Write out the opening lines of the data word for word, up to and including the line with "const q2StronglyAgree = [35.1, 40.0, 29.4];", and leave every picture and every later line out.

━━━ PROVIDED MATERIAL ━━━

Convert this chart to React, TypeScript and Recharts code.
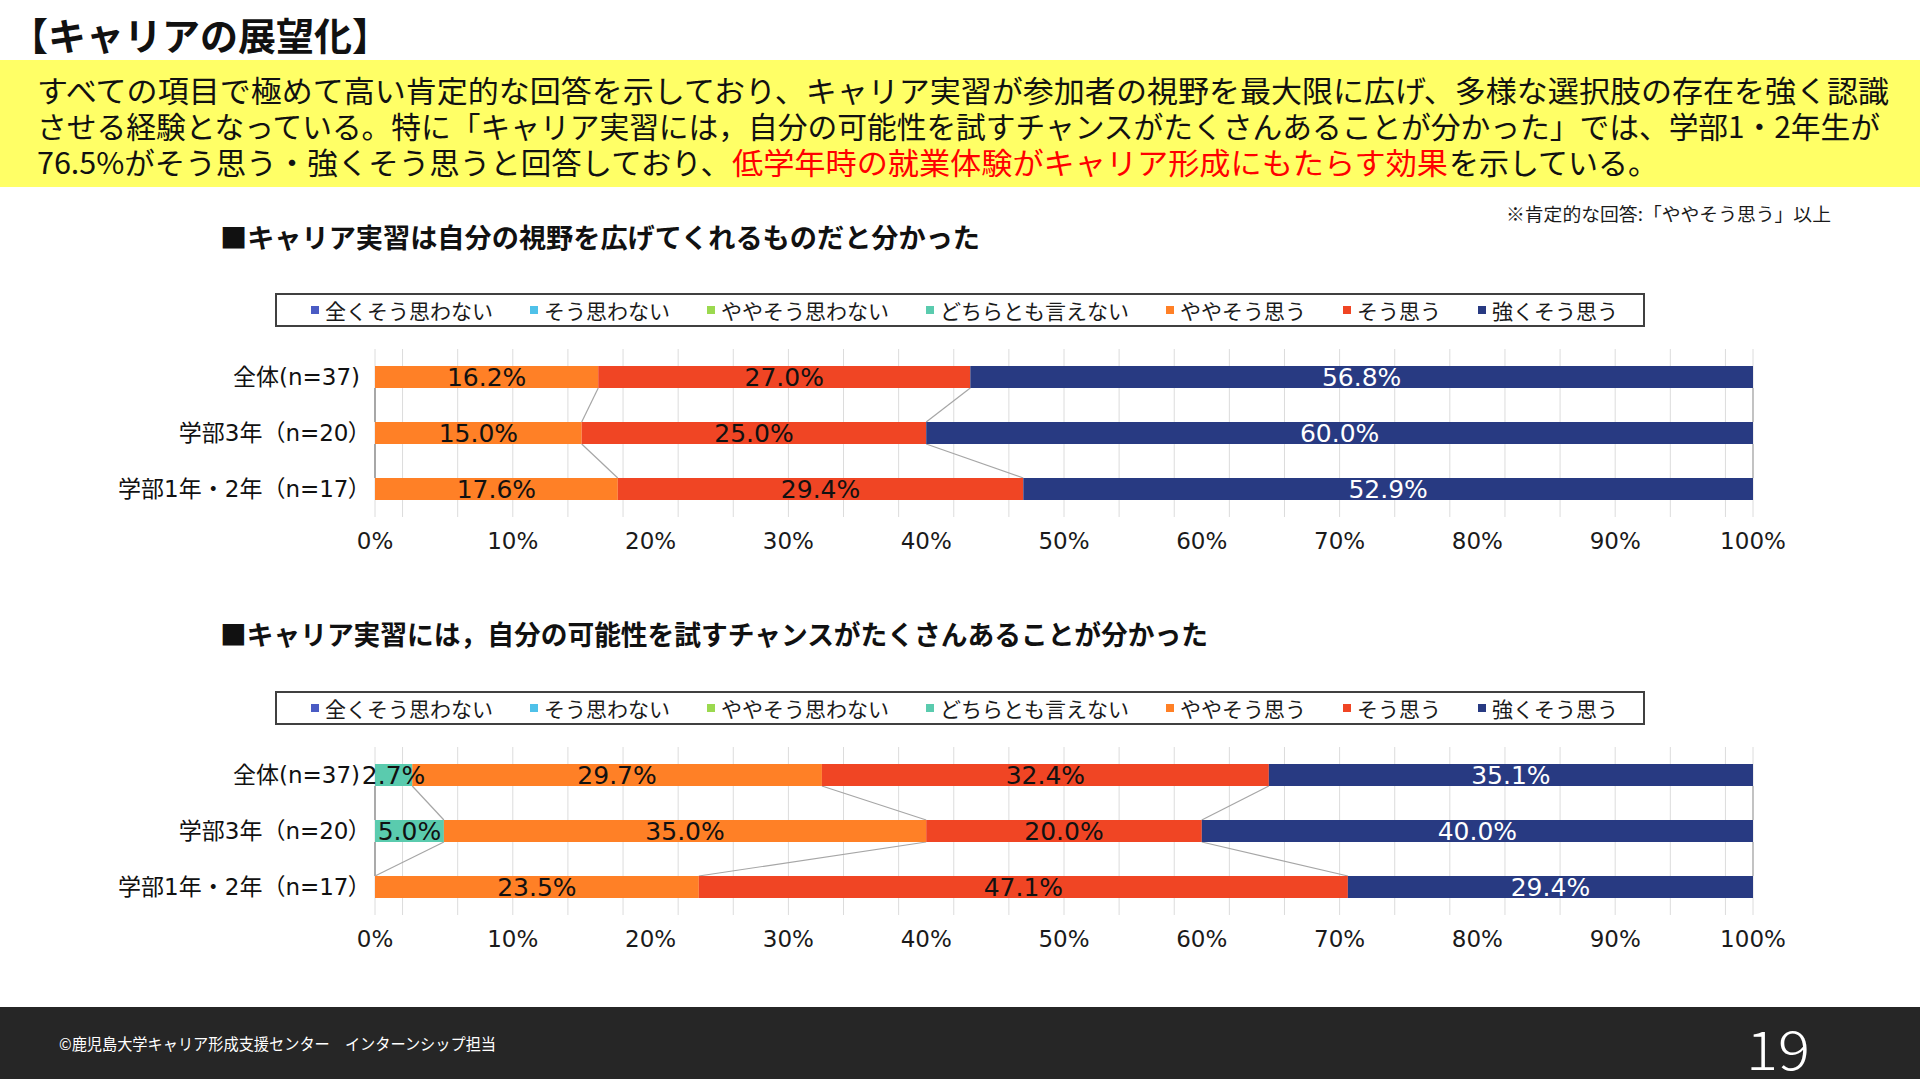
import React from 'react';
import * as R from 'recharts';
import { BarChart, Bar, XAxis, YAxis, CartesianGrid, LabelList } from 'recharts';

// ---- data ----
const categories = ['全体(n=37)', '学部3年（n=20）', '学部1年・2年（n=17）'];

const seriesKeys = ['s1', 's2', 's3', 's4', 's5', 's6', 's7'];
const seriesNames = [
  '全くそう思わない',
  'そう思わない',
  'ややそう思わない',
  'どちらとも言えない',
  'ややそう思う',
  'そう思う',
  '強くそう思う',
];
const seriesColors = ['#4A5BC4', '#4FC1E9', '#9BD94F', '#5ACBAE', '#FF8026', '#F04524', '#283A82'];
const labelColors = ['#111111', '#111111', '#111111', '#111111', '#111111', '#111111', '#FFFFFF'];

// Q1: キャリア実習は自分の視野を広げてくれるものだと分かった (%)
const q1StronglyDisagree = [0, 0, 0];
const q1Disagree = [0, 0, 0];
const q1SlightlyDisagree = [0, 0, 0];
const q1Neutral = [0, 0, 0];
const q1SlightlyAgree = [16.2, 15.0, 17.6];
const q1Agree = [27.0, 25.0, 29.4];
const q1StronglyAgree = [56.8, 60.0, 52.9];

// Q2: キャリア実習には，自分の可能性を試すチャンスがたくさんあることが分かった (%)
const q2StronglyDisagree = [0, 0, 0];
const q2Disagree = [0, 0, 0];
const q2SlightlyDisagree = [0, 0, 0];
const q2Neutral = [2.7, 5.0, 0];
const q2SlightlyAgree = [29.7, 35.0, 23.5];
const q2Agree = [32.4, 20.0, 47.1];
const q2StronglyAgree = [35.1, 40.0, 29.4];

const majorTicks = [0, 0.1, 0.2, 0.3, 0.4, 0.5, 0.6, 0.7, 0.8, 0.9, 1];
const minorTicks = [
  0, 0.02, 0.04, 0.06, 0.08, 0.1, 0.12, 0.14, 0.16, 0.18, 0.2, 0.22, 0.24, 0.26, 0.28, 0.3,
  0.32, 0.34, 0.36, 0.38, 0.4, 0.42, 0.44, 0.46, 0.48, 0.5, 0.52, 0.54, 0.56, 0.58, 0.6,
  0.62, 0.64, 0.66, 0.68, 0.7, 0.72, 0.74, 0.76, 0.78, 0.8, 0.82, 0.84, 0.86, 0.88, 0.9,
  0.92, 0.94, 0.96, 0.98, 1,
];

const FONT = '"Noto Sans CJK JP", "Noto Sans", sans-serif';
const NUM_FONT = '"DejaVu Sans", "Noto Sans CJK JP", sans-serif';
const BAR_SIZE = 22;

type Row = { name: string; [key: string]: number | string };

function buildRows(series: number[][]): Row[] {
  return categories.map((name, i) => {
    const row: Row = { name };
    seriesKeys.forEach((k, s) => {
      row[k] = series[s][i];
    });
    return row;
  });
}

const q1Rows = buildRows([
  q1StronglyDisagree, q1Disagree, q1SlightlyDisagree, q1Neutral, q1SlightlyAgree, q1Agree, q1StronglyAgree,
]);
const q2Rows = buildRows([
  q2StronglyDisagree, q2Disagree, q2SlightlyDisagree, q2Neutral, q2SlightlyAgree, q2Agree, q2StronglyAgree,
]);

// ---- chart geometry ----
const CHART_W = 1920;
const CHART_H = 220;
const MARGIN = { top: 9, right: 167, bottom: 3, left: 20 };
const Y_AXIS_W = 355;
const X_AXIS_H = 40;

const anyR = R as any;
const hasPlotHook = typeof anyR.usePlotArea === 'function';

function usePlot() {
  const fallback = {
    x: MARGIN.left + Y_AXIS_W,
    y: MARGIN.top,
    width: CHART_W - MARGIN.left - MARGIN.right - Y_AXIS_W,
    height: CHART_H - MARGIN.top - MARGIN.bottom - X_AXIS_H,
  };
  const p = hasPlotHook ? anyR.usePlotArea() : null;
  return p && p.width > 0 ? p : fallback;
}

function cumulative(row: Row): number[] {
  const vals = seriesKeys.map((k) => Number(row[k]));
  const total = vals.reduce((a, b) => a + b, 0);
  let run = 0;
  return vals.map((v) => {
    run += v;
    return run / total;
  });
}

// Excel-style series lines joining the segment boundaries of neighbouring bars
function SeriesLines({ rows }: { rows: Row[] }) {
  const plot = usePlot();
  const band = plot.height / rows.length;
  const lines: React.ReactNode[] = [];
  for (let i = 0; i < rows.length - 1; i++) {
    const a = cumulative(rows[i]);
    const b = cumulative(rows[i + 1]);
    const y1 = plot.y + band * (i + 0.5) + BAR_SIZE / 2;
    const y2 = plot.y + band * (i + 1.5) - BAR_SIZE / 2;
    seriesKeys.forEach((k, s) => {
      lines.push(
        <line
          key={`${i}-${k}`}
          x1={plot.x + a[s] * plot.width}
          y1={y1}
          x2={plot.x + b[s] * plot.width}
          y2={y2}
          stroke="#A6A6A6"
          strokeWidth={1.2}
        />
      );
    });
  }
  return <g className="series-lines">{lines}</g>;
}

// Category label; a trailing full-width bracket is set proportionally so the text ends flush
function CategoryTick(props: any) {
  const { x, y, payload } = props;
  const label = String(payload?.value ?? '');
  const closes = label.endsWith('）');
  const head = closes ? label.slice(0, -1) : label;
  return (
    <text
      x={x}
      y={y}
      textAnchor="end"
      dominantBaseline="central"
      fontSize={23}
      fill="#111111"
      fontFamily={NUM_FONT}
    >
      {head}
      {closes && <tspan style={{ fontFeatureSettings: '"palt"' }}>）</tspan>}
    </text>
  );
}

const fmtLabel = (v: any) => (Number(v) > 0 ? `${Number(v).toFixed(1)}%` : '');
const fmtTick = (v: number) => `${Math.round(v * 100)}%`;

function StackedChart({ rows }: { rows: Row[] }) {
  return (
    <BarChart
      width={CHART_W}
      height={CHART_H}
      data={rows}
      layout="vertical"
      stackOffset="expand"
      margin={MARGIN}
      barSize={BAR_SIZE}
    >
      <XAxis xAxisId="minor" type="number" domain={[0, 1]} ticks={minorTicks} hide />
      <CartesianGrid xAxisId="minor" horizontal={false} stroke="#DCDCDC" strokeWidth={1} />
      <XAxis
        type="number"
        domain={[0, 1]}
        ticks={majorTicks}
        interval={0}
        tickFormatter={fmtTick}
        axisLine={false}
        tickLine={false}
        tickSize={0}
        tickMargin={16}
        height={X_AXIS_H}
        tick={{ fontSize: 23, fill: '#1A1A1A', fontFamily: NUM_FONT }}
      />
      <YAxis
        type="category"
        dataKey="name"
        width={Y_AXIS_W}
        interval={0}
        axisLine={false}
        tickLine={false}
        tickSize={0}
        tickMargin={15}
        tick={<CategoryTick />}
      />
      {seriesKeys.map((k, i) => (
        <Bar
          key={k}
          dataKey={k}
          name={seriesNames[i]}
          stackId="total"
          fill={seriesColors[i]}
          isAnimationActive={false}
        >
          <LabelList
            dataKey={k}
            position="center"
            formatter={fmtLabel}
            fill={labelColors[i]}
            fontSize={25}
            fontFamily={NUM_FONT}
          />
        </Bar>
      ))}
      <SeriesLines rows={rows} />
    </BarChart>
  );
}

function LegendBox({ top }: { top: number }) {
  return (
    <div
      style={{
        position: 'absolute',
        left: 275,
        top,
        width: 1370,
        height: 34,
        boxSizing: 'border-box',
        border: '2px solid #404040',
        display: 'flex',
        alignItems: 'center',
        paddingLeft: 34,
        fontFamily: FONT,
      }}
    >
      {seriesNames.map((name, i) => (
        <div
          key={name}
          style={{ display: 'flex', alignItems: 'center', marginRight: i < seriesNames.length - 1 ? 37 : 0 }}
        >
          <span style={{ width: 8, height: 8, background: seriesColors[i], marginRight: 6 }} />
          <span style={{ fontSize: 21, lineHeight: '24px', color: '#1A1A1A', whiteSpace: 'nowrap' }}>{name}</span>
        </div>
      ))}
    </div>
  );
}

export default function App() {
  return (
    <div
      style={{
        position: 'absolute',
        left: 0,
        top: 0,
        width: 1920,
        height: 1079,
        background: '#FFFFFF',
        overflow: 'hidden',
        fontFamily: FONT,
      }}
    >
      <svg width={1920} height={1079} style={{ position: 'absolute', left: 0, top: 0 }} fontFamily={FONT}>
        <text x={10} y={33} fontSize={38} fontWeight={700} fill="#111" dominantBaseline="central" textLength={380} lengthAdjust="spacingAndGlyphs">
          【キャリアの展望化】
        </text>
        <rect x={0} y={60} width={1920} height={127} fill="#FFFF66" />
        <text x={37} y={89} fontSize={30} fill="#111" dominantBaseline="central" textLength={1852} lengthAdjust="spacingAndGlyphs">
          すべての項目で極めて高い肯定的な回答を示しており、キャリア実習が参加者の視野を最大限に広げ、多様な選択肢の存在を強く認識
        </text>
        <text x={37} y={125} fontSize={30} fill="#111" dominantBaseline="central" textLength={1843} lengthAdjust="spacingAndGlyphs">
          させる経験となっている。特に「キャリア実習には，自分の可能性を試すチャンスがたくさんあることが分かった」では、学部1・2年生が
        </text>
        <text x={37} y={161} fontSize={30} fill="#111" dominantBaseline="central" textLength={694} lengthAdjust="spacingAndGlyphs">
          76.5%がそう思う・強くそう思うと回答しており、
        </text>
        <text x={732} y={161} fontSize={30} fill="#FF0000" dominantBaseline="central" textLength={716} lengthAdjust="spacingAndGlyphs">
          低学年時の就業体験がキャリア形成にもたらす効果
        </text>
        <text x={1449} y={161} fontSize={30} fill="#111" dominantBaseline="central" textLength={209} lengthAdjust="spacingAndGlyphs">
          を示している。
        </text>

        <text x={1506} y={213} fontSize={18} fill="#1A1A1A" dominantBaseline="central" textLength={325} lengthAdjust="spacingAndGlyphs">
          ※肯定的な回答:「ややそう思う」以上
        </text>

        <text x={220} y={236} fontSize={27} fontWeight={700} fill="#111" dominantBaseline="central" textLength={760} lengthAdjust="spacingAndGlyphs">
          ■キャリア実習は自分の視野を広げてくれるものだと分かった
        </text>
        <text x={220} y={633} fontSize={27} fontWeight={700} fill="#111" dominantBaseline="central" textLength={988} lengthAdjust="spacingAndGlyphs">
          ■キャリア実習には，自分の可能性を試すチャンスがたくさんあることが分かった
        </text>

        <rect x={0} y={1007} width={1920} height={72} fill="#262626" />
        <text x={59} y={1043} fontSize={16} fill="#FFFFFF" dominantBaseline="central" textLength={437} lengthAdjust="spacingAndGlyphs">
          ©鹿児島大学キャリア形成支援センター　インターンシップ担当
        </text>
        <text x={1746} y={1046} fontSize={54} fontWeight={300} fill="#FFFFFF" dominantBaseline="central" textLength={64} lengthAdjust="spacingAndGlyphs">
          19
        </text>
      </svg>

      <LegendBox top={293} />
      <div style={{ position: 'absolute', left: 0, top: 340 }}>
        <StackedChart rows={q1Rows} />
      </div>

      <LegendBox top={691} />
      <div style={{ position: 'absolute', left: 0, top: 738 }}>
        <StackedChart rows={q2Rows} />
      </div>
    </div>
  );
}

━━━

◆ RESPONSE
Convert this chart to React, TypeScript and Recharts code.
import React from 'react';
import * as R from 'recharts';
import { BarChart, Bar, XAxis, YAxis, CartesianGrid, LabelList } from 'recharts';

// ---- data ----
const categories = ['全体(n=37)', '学部3年（n=20）', '学部1年・2年（n=17）'];

const seriesKeys = ['s1', 's2', 's3', 's4', 's5', 's6', 's7'];
const seriesNames = [
  '全くそう思わない',
  'そう思わない',
  'ややそう思わない',
  'どちらとも言えない',
  'ややそう思う',
  'そう思う',
  '強くそう思う',
];
const seriesColors = ['#4A5BC4', '#4FC1E9', '#9BD94F', '#5ACBAE', '#FF8026', '#F04524', '#283A82'];
const labelColors = ['#111111', '#111111', '#111111', '#111111', '#111111', '#111111', '#FFFFFF'];

// Q1: キャリア実習は自分の視野を広げてくれるものだと分かった (%)
const q1StronglyDisagree = [0, 0, 0];
const q1Disagree = [0, 0, 0];
const q1SlightlyDisagree = [0, 0, 0];
const q1Neutral = [0, 0, 0];
const q1SlightlyAgree = [16.2, 15.0, 17.6];
const q1Agree = [27.0, 25.0, 29.4];
const q1StronglyAgree = [56.8, 60.0, 52.9];

// Q2: キャリア実習には，自分の可能性を試すチャンスがたくさんあることが分かった (%)
const q2StronglyDisagree = [0, 0, 0];
const q2Disagree = [0, 0, 0];
const q2SlightlyDisagree = [0, 0, 0];
const q2Neutral = [2.7, 5.0, 0];
const q2SlightlyAgree = [29.7, 35.0, 23.5];
const q2Agree = [32.4, 20.0, 47.1];
const q2StronglyAgree = [35.1, 40.0, 29.4];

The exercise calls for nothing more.